Specification 4.6.2.3 requires that the service water booster pump flow be at least 4,000 GPM to assure that the selected RBCU in each train receives it's required 2,000 GPM. Since only 2,000 GPM is required per selected RBCU and the system is designed to have only one RBCU and it's associated fan in each train in service for the DBA, the required flow through the service water booster pump can be reduced to 2,000 GPM.
This proposed amendment has been reviewed and determined not to involve a significant hazards consideration for the following reasons:
1.
a)
An increase in the probability of the previously evaluated occurrences in the FSAR/FPER will not occur.

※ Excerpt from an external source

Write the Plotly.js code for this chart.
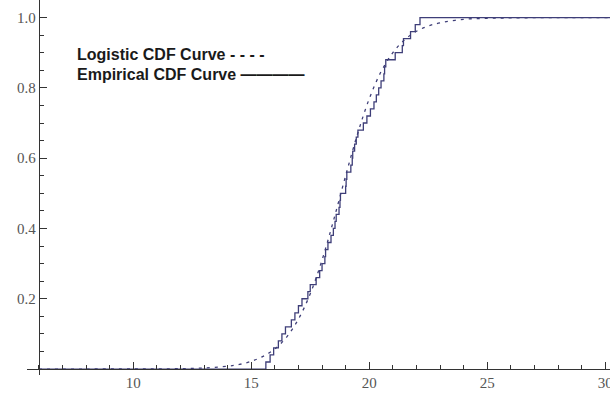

The valves are being made active to facilitate the removal of heat from the containment following a condition IV event by assuring that the entire S.W.
flow provided for containment cooling is delivered to the active (fans running) reactor building coolers.
b)
There will be no increase in the consequences of an accident previously evaluated in the FSAR/FPER. Since this modification will increase the S.W. flow margin it will enhance the capability to remove reactor building heat following a Condition IV event and assures that any potential release of radioactivity will be less than the FSAR licensing basis.
c)
The upgrade of these valves to active status will not adversely affect the functions of equipment important to safety as previously evaluated in the FSAR/FPER. Separation of redundant electrical systems is maintained per FSAR section 8.3.1.4.1, and Electrical l
Construction Guidelines Dwg. S-200-926, sheet 6, revision 3, paragraph 2.3.6; sheet 4, revision 5, paragraph 2.1.8. This separation is maintained by physical distance, and the installation of a single Kaowool wrap, acting as a suitable barrier.
Installed conduit is designed to withstand a seismic event, and to avoid main steam line break ' jet-cones'. The modified valve operators are seismically designed, and valve position status lights on the ESF equipment board are designed as described in the FSAR.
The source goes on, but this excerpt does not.